[Source code of charts]
════════════════

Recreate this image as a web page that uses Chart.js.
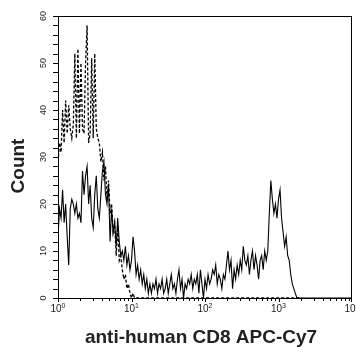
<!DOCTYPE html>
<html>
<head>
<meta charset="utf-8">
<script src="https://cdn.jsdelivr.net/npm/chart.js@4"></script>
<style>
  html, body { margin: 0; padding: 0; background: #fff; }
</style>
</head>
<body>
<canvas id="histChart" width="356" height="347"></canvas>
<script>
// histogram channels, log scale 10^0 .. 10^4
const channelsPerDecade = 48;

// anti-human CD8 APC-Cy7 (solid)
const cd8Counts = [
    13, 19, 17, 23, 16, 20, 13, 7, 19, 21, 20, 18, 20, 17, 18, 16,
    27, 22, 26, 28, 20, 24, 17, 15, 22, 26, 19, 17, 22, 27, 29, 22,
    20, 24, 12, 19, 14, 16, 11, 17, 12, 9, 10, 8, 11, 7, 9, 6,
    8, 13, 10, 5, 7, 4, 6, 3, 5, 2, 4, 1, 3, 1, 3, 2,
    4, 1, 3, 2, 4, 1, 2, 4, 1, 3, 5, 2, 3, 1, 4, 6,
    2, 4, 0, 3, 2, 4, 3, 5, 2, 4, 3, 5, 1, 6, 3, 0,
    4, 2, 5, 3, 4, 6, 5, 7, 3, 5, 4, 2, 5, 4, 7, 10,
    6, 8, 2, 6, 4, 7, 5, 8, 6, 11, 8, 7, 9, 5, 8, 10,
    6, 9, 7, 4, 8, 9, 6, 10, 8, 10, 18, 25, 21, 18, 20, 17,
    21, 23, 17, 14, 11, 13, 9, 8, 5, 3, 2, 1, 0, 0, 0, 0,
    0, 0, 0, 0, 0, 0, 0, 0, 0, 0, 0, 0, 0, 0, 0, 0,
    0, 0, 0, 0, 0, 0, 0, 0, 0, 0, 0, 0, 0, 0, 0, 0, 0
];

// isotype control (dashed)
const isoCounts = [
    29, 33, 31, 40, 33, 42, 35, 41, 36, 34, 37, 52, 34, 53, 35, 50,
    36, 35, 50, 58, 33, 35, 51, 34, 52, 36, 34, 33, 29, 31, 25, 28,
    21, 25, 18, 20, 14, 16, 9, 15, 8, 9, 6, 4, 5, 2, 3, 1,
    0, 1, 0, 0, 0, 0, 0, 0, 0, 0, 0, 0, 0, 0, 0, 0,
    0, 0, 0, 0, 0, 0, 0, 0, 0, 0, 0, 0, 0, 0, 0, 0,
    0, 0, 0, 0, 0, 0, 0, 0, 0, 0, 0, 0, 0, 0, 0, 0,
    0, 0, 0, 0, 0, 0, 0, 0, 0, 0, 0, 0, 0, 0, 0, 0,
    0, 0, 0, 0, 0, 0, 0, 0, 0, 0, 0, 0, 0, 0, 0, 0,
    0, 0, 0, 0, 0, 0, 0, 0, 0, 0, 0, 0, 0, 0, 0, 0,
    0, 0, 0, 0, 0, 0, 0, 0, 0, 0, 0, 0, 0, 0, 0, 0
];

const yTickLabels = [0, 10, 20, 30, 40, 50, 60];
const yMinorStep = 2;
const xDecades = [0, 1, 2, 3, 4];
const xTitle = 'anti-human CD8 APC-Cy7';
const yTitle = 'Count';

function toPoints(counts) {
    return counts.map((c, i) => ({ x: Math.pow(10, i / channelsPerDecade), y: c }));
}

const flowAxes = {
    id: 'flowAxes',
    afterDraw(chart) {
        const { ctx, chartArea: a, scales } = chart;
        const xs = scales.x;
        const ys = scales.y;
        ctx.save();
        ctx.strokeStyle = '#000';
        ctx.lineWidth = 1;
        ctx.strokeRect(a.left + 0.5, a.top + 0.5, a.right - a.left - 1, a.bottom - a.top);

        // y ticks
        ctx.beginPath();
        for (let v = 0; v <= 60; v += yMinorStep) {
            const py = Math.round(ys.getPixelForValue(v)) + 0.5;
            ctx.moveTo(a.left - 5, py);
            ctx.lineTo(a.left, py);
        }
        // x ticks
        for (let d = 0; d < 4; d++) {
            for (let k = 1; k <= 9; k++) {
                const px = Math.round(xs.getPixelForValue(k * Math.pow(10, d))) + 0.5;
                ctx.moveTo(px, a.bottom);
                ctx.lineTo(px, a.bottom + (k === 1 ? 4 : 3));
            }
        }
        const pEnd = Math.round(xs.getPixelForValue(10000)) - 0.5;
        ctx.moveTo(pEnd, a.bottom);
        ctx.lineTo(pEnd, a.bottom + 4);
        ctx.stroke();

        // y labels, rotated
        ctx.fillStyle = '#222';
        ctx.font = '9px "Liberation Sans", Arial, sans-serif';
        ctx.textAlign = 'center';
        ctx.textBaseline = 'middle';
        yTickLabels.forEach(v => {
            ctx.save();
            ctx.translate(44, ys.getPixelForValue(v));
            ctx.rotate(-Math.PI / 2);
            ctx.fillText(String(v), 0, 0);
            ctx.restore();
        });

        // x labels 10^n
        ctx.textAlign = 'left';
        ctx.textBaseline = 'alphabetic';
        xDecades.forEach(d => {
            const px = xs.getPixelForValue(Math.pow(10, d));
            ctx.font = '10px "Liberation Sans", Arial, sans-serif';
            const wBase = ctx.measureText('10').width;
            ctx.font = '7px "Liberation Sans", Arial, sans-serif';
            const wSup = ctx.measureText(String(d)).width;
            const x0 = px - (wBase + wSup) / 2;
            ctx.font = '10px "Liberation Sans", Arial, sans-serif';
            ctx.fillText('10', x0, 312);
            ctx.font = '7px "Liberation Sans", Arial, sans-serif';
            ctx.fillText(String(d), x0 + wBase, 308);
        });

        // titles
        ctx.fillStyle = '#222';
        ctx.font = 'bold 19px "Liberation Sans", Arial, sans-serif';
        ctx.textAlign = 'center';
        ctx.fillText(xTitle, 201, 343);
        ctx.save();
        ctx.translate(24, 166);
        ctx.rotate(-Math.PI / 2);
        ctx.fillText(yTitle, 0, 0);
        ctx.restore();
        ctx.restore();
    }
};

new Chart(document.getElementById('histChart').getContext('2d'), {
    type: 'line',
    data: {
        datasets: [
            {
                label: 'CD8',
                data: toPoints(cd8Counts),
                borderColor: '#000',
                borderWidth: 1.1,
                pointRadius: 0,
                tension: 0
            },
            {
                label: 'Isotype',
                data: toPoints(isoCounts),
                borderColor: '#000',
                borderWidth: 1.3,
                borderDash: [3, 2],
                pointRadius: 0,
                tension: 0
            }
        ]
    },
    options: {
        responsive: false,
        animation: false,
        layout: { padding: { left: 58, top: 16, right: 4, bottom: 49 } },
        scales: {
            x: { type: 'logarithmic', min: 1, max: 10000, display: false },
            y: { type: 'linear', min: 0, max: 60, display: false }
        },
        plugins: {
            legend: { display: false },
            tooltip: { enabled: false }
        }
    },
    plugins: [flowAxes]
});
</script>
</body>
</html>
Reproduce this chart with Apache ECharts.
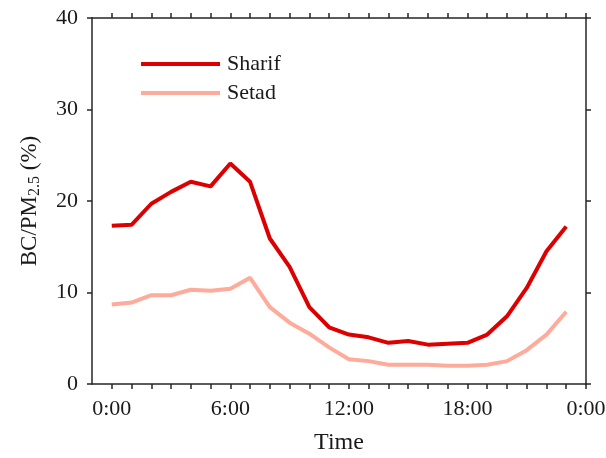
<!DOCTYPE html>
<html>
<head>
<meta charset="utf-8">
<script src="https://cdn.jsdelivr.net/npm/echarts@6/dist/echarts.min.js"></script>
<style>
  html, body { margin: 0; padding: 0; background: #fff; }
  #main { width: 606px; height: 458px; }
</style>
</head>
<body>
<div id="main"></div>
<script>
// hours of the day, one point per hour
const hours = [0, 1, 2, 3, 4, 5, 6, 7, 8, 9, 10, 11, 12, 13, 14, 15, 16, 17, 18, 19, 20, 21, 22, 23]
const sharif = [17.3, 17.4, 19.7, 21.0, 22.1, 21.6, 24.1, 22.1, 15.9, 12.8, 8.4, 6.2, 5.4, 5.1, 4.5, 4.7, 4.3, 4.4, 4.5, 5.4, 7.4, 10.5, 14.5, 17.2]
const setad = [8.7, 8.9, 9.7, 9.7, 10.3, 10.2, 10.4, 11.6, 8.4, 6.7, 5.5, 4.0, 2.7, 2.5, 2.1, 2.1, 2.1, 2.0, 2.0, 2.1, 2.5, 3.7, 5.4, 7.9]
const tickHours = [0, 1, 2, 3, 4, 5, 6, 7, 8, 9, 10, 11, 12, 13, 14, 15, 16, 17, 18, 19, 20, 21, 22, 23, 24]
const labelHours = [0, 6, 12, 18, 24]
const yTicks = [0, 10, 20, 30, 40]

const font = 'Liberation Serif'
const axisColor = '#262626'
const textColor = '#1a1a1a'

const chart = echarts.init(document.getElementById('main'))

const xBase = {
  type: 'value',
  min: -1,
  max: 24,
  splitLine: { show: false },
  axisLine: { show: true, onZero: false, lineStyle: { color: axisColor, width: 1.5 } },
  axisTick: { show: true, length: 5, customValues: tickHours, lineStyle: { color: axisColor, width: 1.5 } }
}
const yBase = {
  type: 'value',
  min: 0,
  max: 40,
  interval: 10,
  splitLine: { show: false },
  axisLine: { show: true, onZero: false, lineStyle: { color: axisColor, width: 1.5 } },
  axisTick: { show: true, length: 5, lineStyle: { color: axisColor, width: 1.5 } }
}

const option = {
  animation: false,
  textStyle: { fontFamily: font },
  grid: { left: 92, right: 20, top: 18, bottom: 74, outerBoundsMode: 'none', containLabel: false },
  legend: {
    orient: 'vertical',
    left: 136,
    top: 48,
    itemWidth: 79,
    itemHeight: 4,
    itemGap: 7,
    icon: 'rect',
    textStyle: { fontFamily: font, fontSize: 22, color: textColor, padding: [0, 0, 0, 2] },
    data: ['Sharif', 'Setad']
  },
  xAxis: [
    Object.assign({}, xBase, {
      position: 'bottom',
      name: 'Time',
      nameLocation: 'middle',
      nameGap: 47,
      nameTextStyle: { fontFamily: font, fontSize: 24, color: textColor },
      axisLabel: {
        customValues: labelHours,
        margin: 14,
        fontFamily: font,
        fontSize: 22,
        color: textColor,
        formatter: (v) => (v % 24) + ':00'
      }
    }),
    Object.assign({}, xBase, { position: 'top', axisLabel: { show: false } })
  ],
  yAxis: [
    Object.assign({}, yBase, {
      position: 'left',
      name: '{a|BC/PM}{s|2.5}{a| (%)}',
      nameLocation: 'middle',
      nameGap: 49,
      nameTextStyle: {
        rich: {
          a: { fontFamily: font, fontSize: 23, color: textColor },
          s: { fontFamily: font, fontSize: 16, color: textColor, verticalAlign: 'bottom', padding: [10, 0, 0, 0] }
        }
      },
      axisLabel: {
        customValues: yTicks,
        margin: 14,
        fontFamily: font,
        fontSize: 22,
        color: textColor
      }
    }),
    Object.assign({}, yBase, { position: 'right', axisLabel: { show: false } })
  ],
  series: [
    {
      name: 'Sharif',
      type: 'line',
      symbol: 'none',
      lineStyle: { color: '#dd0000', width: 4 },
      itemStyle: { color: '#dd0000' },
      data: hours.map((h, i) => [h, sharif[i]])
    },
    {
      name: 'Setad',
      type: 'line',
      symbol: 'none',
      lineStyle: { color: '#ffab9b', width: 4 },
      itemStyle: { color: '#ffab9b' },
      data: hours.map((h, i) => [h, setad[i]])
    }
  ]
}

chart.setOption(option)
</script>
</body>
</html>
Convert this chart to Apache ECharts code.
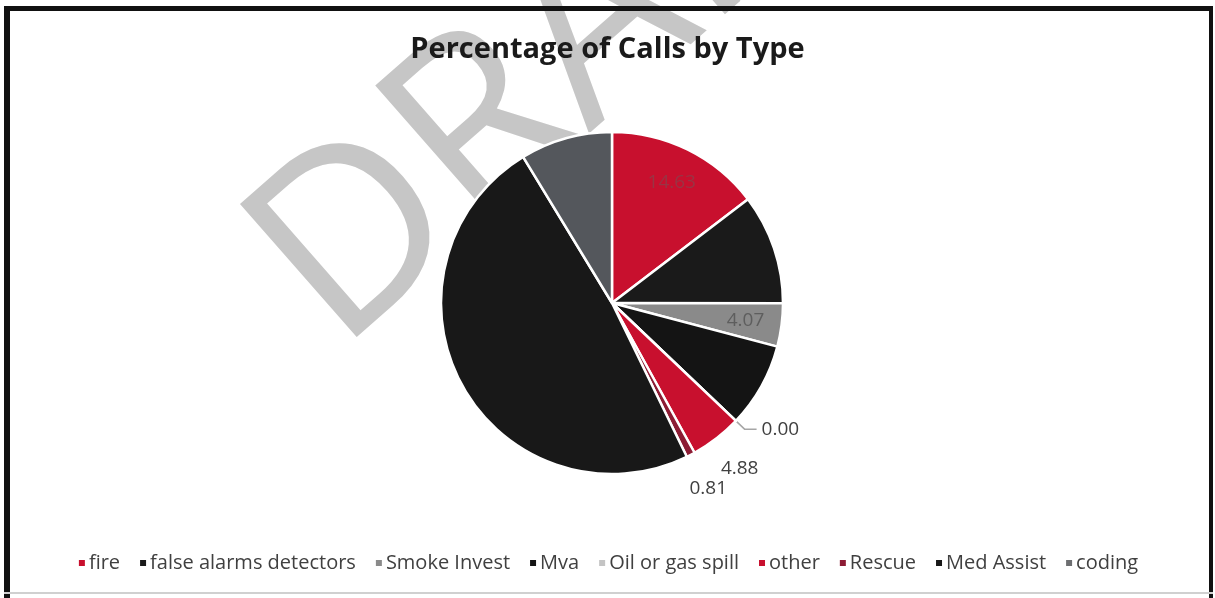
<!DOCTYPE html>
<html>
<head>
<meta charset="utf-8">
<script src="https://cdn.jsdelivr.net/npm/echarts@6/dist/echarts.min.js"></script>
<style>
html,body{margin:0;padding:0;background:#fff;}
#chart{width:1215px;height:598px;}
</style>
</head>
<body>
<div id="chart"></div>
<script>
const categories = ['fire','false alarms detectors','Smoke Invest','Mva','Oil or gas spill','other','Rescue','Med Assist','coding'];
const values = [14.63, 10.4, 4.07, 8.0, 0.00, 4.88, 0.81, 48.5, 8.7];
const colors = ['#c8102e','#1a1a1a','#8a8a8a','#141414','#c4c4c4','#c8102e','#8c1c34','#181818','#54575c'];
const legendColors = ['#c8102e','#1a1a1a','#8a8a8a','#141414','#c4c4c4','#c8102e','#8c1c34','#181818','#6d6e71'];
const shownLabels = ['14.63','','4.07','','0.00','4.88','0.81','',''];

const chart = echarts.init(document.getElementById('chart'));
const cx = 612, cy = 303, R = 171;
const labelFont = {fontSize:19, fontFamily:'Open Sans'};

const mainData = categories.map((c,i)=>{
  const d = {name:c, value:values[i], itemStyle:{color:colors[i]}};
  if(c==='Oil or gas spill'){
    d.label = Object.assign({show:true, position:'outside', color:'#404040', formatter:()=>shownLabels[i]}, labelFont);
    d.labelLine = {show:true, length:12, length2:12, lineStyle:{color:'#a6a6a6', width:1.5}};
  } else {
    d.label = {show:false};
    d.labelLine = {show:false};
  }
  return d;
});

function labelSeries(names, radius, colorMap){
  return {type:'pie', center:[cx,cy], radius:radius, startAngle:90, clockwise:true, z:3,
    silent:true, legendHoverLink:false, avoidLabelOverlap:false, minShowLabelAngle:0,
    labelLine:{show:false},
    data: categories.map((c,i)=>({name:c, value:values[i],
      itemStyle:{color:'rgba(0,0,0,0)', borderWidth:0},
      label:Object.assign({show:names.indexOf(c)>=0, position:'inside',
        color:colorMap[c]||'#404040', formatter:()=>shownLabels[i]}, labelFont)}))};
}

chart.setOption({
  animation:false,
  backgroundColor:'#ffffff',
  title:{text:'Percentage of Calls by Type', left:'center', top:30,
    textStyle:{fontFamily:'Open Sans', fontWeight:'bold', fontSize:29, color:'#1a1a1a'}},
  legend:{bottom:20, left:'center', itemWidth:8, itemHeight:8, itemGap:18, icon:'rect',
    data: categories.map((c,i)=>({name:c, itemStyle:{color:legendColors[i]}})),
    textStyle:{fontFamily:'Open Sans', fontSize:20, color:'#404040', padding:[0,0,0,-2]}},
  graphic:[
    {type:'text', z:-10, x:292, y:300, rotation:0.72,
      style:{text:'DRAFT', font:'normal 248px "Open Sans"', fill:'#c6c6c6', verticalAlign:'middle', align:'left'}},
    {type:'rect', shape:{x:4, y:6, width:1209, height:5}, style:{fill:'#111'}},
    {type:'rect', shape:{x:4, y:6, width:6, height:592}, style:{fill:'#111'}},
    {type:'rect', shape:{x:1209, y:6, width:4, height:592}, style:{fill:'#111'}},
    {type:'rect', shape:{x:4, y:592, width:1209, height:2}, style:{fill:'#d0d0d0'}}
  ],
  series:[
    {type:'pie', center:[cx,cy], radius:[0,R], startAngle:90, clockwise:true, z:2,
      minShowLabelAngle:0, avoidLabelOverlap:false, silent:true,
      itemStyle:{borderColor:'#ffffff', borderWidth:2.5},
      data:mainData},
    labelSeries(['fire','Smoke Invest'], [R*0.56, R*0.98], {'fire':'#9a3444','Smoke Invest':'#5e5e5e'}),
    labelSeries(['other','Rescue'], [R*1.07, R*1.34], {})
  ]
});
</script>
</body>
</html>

════════════════

WHAT THE TASK ASKS: Leave the pictures out, then copy word for word only the lines from the one containing "Reproduce this chart with Apache ECharts." through the one containing "const chart = echarts.init(document.getElementById('main'))", both included.

FINISHED TASK:
Reproduce this chart with Apache ECharts.
<!DOCTYPE html>
<html>
<head>
<meta charset="utf-8">
<script src="https://cdn.jsdelivr.net/npm/echarts@6/dist/echarts.min.js"></script>
<style>
  html, body { margin: 0; padding: 0; background: #fff; }
  #main { width: 606px; height: 458px; }
</style>
</head>
<body>
<div id="main"></div>
<script>
// hours of the day, one point per hour
const hours = [0, 1, 2, 3, 4, 5, 6, 7, 8, 9, 10, 11, 12, 13, 14, 15, 16, 17, 18, 19, 20, 21, 22, 23]
const sharif = [17.3, 17.4, 19.7, 21.0, 22.1, 21.6, 24.1, 22.1, 15.9, 12.8, 8.4, 6.2, 5.4, 5.1, 4.5, 4.7, 4.3, 4.4, 4.5, 5.4, 7.4, 10.5, 14.5, 17.2]
const setad = [8.7, 8.9, 9.7, 9.7, 10.3, 10.2, 10.4, 11.6, 8.4, 6.7, 5.5, 4.0, 2.7, 2.5, 2.1, 2.1, 2.1, 2.0, 2.0, 2.1, 2.5, 3.7, 5.4, 7.9]
const tickHours = [0, 1, 2, 3, 4, 5, 6, 7, 8, 9, 10, 11, 12, 13, 14, 15, 16, 17, 18, 19, 20, 21, 22, 23, 24]
const labelHours = [0, 6, 12, 18, 24]
const yTicks = [0, 10, 20, 30, 40]

const font = 'Liberation Serif'
const axisColor = '#262626'
const textColor = '#1a1a1a'

const chart = echarts.init(document.getElementById('main'))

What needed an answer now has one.